══ Collected material

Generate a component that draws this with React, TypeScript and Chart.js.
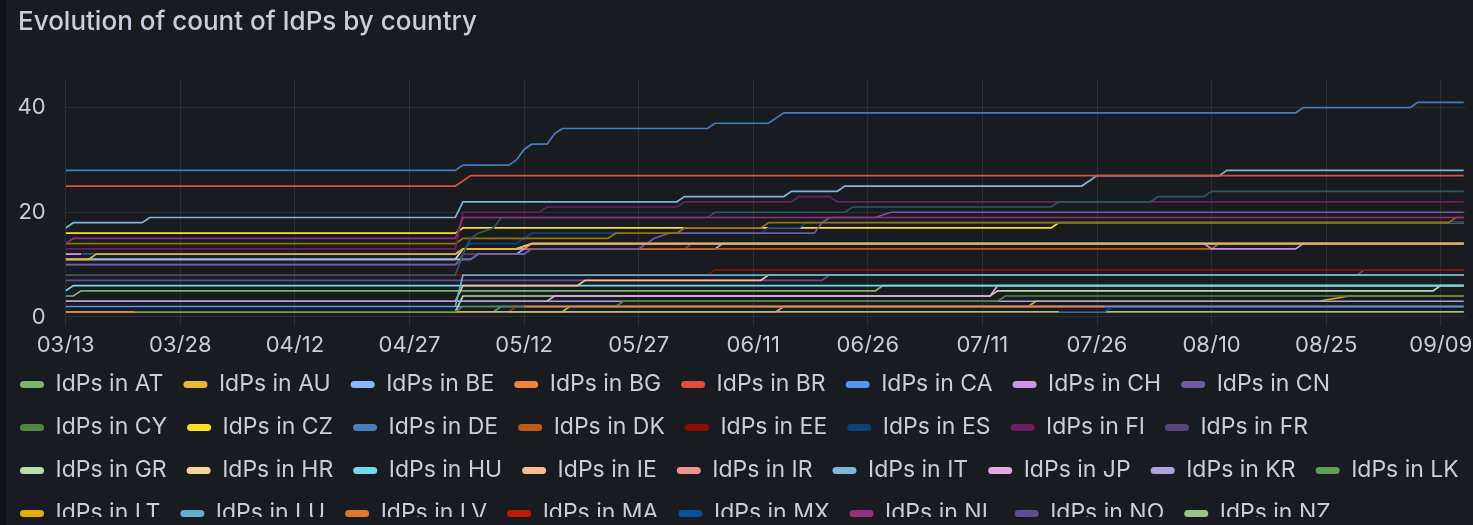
import React, { useEffect, useRef } from "react";
import { Chart, registerables } from "chart.js";

Chart.register(...registerables);

const TITLE = "Evolution of count of IdPs by country";
const START_DATE: [number, number, number] = [2023, 2, 13];
const X_TICK_DAYS = [0, 15, 30, 45, 60, 75, 90, 105, 120, 135, 150, 165, 180];
const Y_TICK_VALUES = [0, 20, 40];

// [day since 03/13, count]; null = gap
const AT = [[0, 4], [1, 4], [2, 5], [106, 5], [107, 6], [183, 6]];
const AU = [[0, 11], [3, 11], [4, 12], [51, 12], [52, 13], [59, 13], [61, 14], [183, 14]];
const BE = [[0, 11], [53, 11], [54, 12], [59, 12], [60, 13], [85, 13], [86, 14], [183, 14]];
const BG = [[0, 1], [9, 1], [9.5, null], [60, 2], [136, 2]];
const BR = [[0, 25], [51, 25], [52, 26], [53, 27], [183, 27]];
const CA = [[0, 2], [183, 2]];
const CH = [[0, 12], [51, 12], [52, 13], [60, 13], [61, 14], [149, 14], [150, 13], [161, 13], [162, 14], [183, 14]];
const CN = [[0, 10], [51, 10], [52, 11], [53, 11], [54, 12], [60, 12], [61, 13], [75, 13], [76, 14], [77, 15], [79, 16], [98, 16], [99, 18], [100, 19], [106, 19], [108, 20], [183, 20]];
const CY = [[0, 1], [51, 1], [52, 2], [72, 2], [73, 3], [122, 3], [123, 4], [183, 4]];
const CZ = [[0, 16], [51, 16], [52, 17], [129, 17], [130, 18], [183, 18]];
const DE = [[0, 28], [51, 28], [52, 29], [58, 29], [59, 30], [60, 32], [61, 33], [63, 33], [64, 35], [65, 36], [84, 36], [85, 37], [92, 37], [94, 39], [161, 39], [162, 40], [176, 40], [177, 41], [183, 41]];
const DK = [[0, 12], [51, 12], [52, 13], [150, 13], [151, 14], [183, 14]];
const EE = [[0, 8], [84, 8], [85, 9], [183, 9]];
const ES = [[2, 12], [51, 12], [52, 13], [53, 14], [59, 14], [60, 15], [61, 16], [91, 16], [92, 17], [96, 17], [97, 18], [183, 18]];
const FI = [[0, 13], [51, 13], [52, 20], [62, 20], [63, 21], [80, 21], [81, 22], [95, 22], [96, 23], [100, 23], [101, 22], [183, 22]];
const FR = [[0, 10], [51, 10], [52, 12], [60, 12], [61, 13], [81, 13], [82, 14], [183, 14]];
const GR = [[0, 1], [51, 1], [52, 4], [121, 4], [122, 5], [179, 5], [180, 6], [183, 6]];
const HR = [[0, 11], [51, 11], [52, 13], [59, 13], [61, 14], [183, 14]];
const HU = [[0, 5], [1, 6], [183, 6]];
const IE = [[51, 3], [52, 6], [67, 6], [68, 7], [91, 7], [92, 8], [183, 8]];
const IR = [[0, 1], [93, 1], [94, 2], [183, 2]];
const IT = [[0, 17], [1, 18], [10, 18], [11, 19], [51, 19], [52, 22], [80, 22], [81, 23], [94, 23], [95, 24], [101, 24], [102, 25], [133, 25], [135, 27], [151, 27], [152, 28], [183, 28]];
const JP = [[0, 3], [63, 3], [64, 4], [121, 4], [122, 6], [183, 6]];
const KR = [[0, 3], [183, 3]];
const LK = [[0, 1], [56, 1], [57, 2], [183, 2]];
const LT = [[0, 1], [65, 1], [66, 2], [126, 2], [127, 3], [164, 3], [168, 4], [183, 4]];
const LU = [[51, 2], [52, 8], [183, 8]];
const LV = [[52, 1], [183, 1]];
const MA = [[52, 1], [58, 1], [59, 2], [183, 2]];
const MX = [[130, 1], [136, 1], [137, 2], [183, 2]];
const NL = [[0, 14], [1, 15], [51, 15], [52, 19], [183, 19]];
const NO = [[0, 7], [99, 7], [100, 8], [169, 8], [170, 9], [183, 9]];
const NZ = [[52, 1], [183, 1]];
const PL = [[0, 14], [51, 14], [52, 15], [71, 15], [72, 16], [80, 16], [81, 17], [91, 17], [92, 18], [181, 18], [182, 19], [183, 19]];
const PT = [[0, 8], [51, 8], [52, 12], [53, 15], [54, 16], [56, 17], [57, 19], [84, 19], [85, 20], [102, 20], [103, 21], [129, 21], [130, 22], [142, 22], [143, 23], [149, 23], [150, 24], [183, 24]];

const COUNTRIES = ["AT", "AU", "BE", "BG", "BR", "CA", "CH", "CN", "CY", "CZ", "DE", "DK", "EE", "ES", "FI", "FR", "GR", "HR", "HU", "IE", "IR", "IT", "JP", "KR", "LK", "LT", "LU", "LV", "MA", "MX", "NL", "NO", "NZ", "PL", "PT"];
const SERIES_POINTS = [AT, AU, BE, BG, BR, CA, CH, CN, CY, CZ, DE, DK, EE, ES, FI, FR, GR, HR, HU, IE, IR, IT, JP, KR, LK, LT, LU, LV, MA, MX, NL, NO, NZ, PL, PT];
const LEGEND_HIDDEN = ["PL", "PT"];

// styling (kept separate from the data)
const COLORS = ["#7EB26D", "#EAB839", "#8AB8FF", "#EF843C", "#E24D42", "#5794F2", "#CA95E5", "#705DA0", "#508642", "#FADE2A", "#447EBC", "#C15C17", "#890F02", "#0A437C", "#6D1F62", "#584477", "#B7DBAB", "#F4D598", "#70DBED", "#F9BA8F", "#F29191", "#82B5D8", "#E5A8E2", "#AEA2E0", "#629E51", "#E5AC0E", "#64B0C8", "#E0752D", "#BF1B00", "#0A50A1", "#962D82", "#614D93", "#9AC48A", "#967302", "#2F575E"];
const LAYERS = [14, 28, 22, 13, 34, 8, 24, 27, 12, 25, 35, 23, 17, 26, 30, 21, 9, 20, 15, 18, 2, 33, 10, 11, 3, 4, 19, 1, 5, 7, 32, 16, 6, 29, 31];

const TEXT = "#ccccdc";
const GRID = "rgba(240,250,255,0.09)";
const FONT = "Inter, 'Noto Sans', sans-serif";

function dayLabel(d: number) {
  const dt = new Date(Date.UTC(START_DATE[0], START_DATE[1], START_DATE[2] + d));
  const mm = String(dt.getUTCMonth() + 1).padStart(2, "0");
  const dd = String(dt.getUTCDate()).padStart(2, "0");
  return `${mm}/${dd}`;
}

export default function App() {
  const ref = useRef<HTMLCanvasElement | null>(null);

  useEffect(() => {
    if (!ref.current) return;
    const datasets = COUNTRIES.map((c, i) => ({
      label: `IdPs in ${c}`,
      data: SERIES_POINTS[i].map(([x, y]) => ({ x, y })),
      borderColor: COLORS[i],
      backgroundColor: COLORS[i],
      borderWidth: 1.7,
      pointRadius: 0,
      tension: 0,
      order: -LAYERS[i],
    }));
    const defaultLabels = (Chart as any).defaults.plugins.legend.labels.generateLabels;
    const chart = new Chart(ref.current, {
      type: "line",
      data: { datasets: datasets as any },
      options: {
        responsive: false,
        animation: false,
        events: [],
        spanGaps: false,
        layout: { padding: { top: 80, left: 0, right: 0, bottom: 0 } },
        scales: {
          x: {
            type: "linear",
            min: 0,
            max: 183.3,
            afterBuildTicks: (s: any) => { s.ticks = X_TICK_DAYS.map((v) => ({ value: v })); },
            afterFit: (s: any) => { s.height = 27.5; },
            ticks: {
              color: TEXT,
              font: { family: FONT, size: 22 },
              padding: 7,
              maxRotation: 0,
              autoSkip: false,
              callback: (v: any) => dayLabel(Number(v)),
            },
            grid: { color: GRID, drawTicks: false },
            border: { display: false },
          },
          y: {
            type: "linear",
            min: -1.63,
            max: 45.26,
            afterBuildTicks: (s: any) => { s.ticks = Y_TICK_VALUES.map((v) => ({ value: v })); },
            afterFit: (s: any) => { s.width = 65.7; },
            ticks: {
              color: TEXT,
              font: { family: FONT, size: 22 },
              padding: 20,
            },
            grid: { color: GRID, drawTicks: false },
            border: { display: false },
          },
          yRightGap: {
            type: "linear",
            position: "right",
            display: true,
            afterFit: (s: any) => { s.width = 14; },
            ticks: { display: false },
            grid: { display: false, drawTicks: false },
            border: { display: false },
          },
        },
        plugins: {
          title: { display: false },
          tooltip: { enabled: false },
          legend: {
            display: true,
            position: "bottom",
            align: "start",
            labels: {
              color: TEXT,
              font: { family: FONT, size: 23 },
              boxWidth: 24,
              boxHeight: 7,
              padding: 20,
              useBorderRadius: true,
              borderRadius: 3.5,
              sort: (a: any, b: any) => a.datasetIndex - b.datasetIndex,
              filter: (item: any) => !LEGEND_HIDDEN.includes(COUNTRIES[item.datasetIndex]),
              generateLabels: (ch: any) =>
                defaultLabels(ch).map((l: any) => ({ ...l, lineWidth: 0, fillStyle: COLORS[l.datasetIndex] })),
            },
          },
        },
      } as any,
    });
    return () => chart.destroy();
  }, []);

  return (
    <div style={{ position: "fixed", left: 0, top: 0, width: "100vw", height: "100vh", background: "#111217", overflow: "hidden" }}>
      <div style={{ position: "absolute", left: 6, top: 0, right: 0, height: 525, background: "#181b1f" }} />
      <div style={{ position: "absolute", left: 0, top: 0, width: 1473, height: 517, overflow: "hidden" }}>
        <canvas ref={ref} width={1480} height={535} style={{ display: "block", width: 1480, height: 535 }} />
      </div>
      <div
        style={{
          position: "absolute",
          left: 18,
          top: 6,
          fontFamily: FONT,
          fontSize: 26,
          fontWeight: 500,
          lineHeight: "30px",
          color: TEXT,
          whiteSpace: "nowrap",
        }}
      >
        {TITLE}
      </div>
    </div>
  );
}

════

What the task asks:
Only the lines from the start of the material through the line containing "const Y_TICK_VALUES = [0, 20, 40];" should be transcribed. Pictures stay out.

Answer:
Generate a component that draws this with React, TypeScript and Chart.js.
import React, { useEffect, useRef } from "react";
import { Chart, registerables } from "chart.js";

Chart.register(...registerables);

const TITLE = "Evolution of count of IdPs by country";
const START_DATE: [number, number, number] = [2023, 2, 13];
const X_TICK_DAYS = [0, 15, 30, 45, 60, 75, 90, 105, 120, 135, 150, 165, 180];
const Y_TICK_VALUES = [0, 20, 40];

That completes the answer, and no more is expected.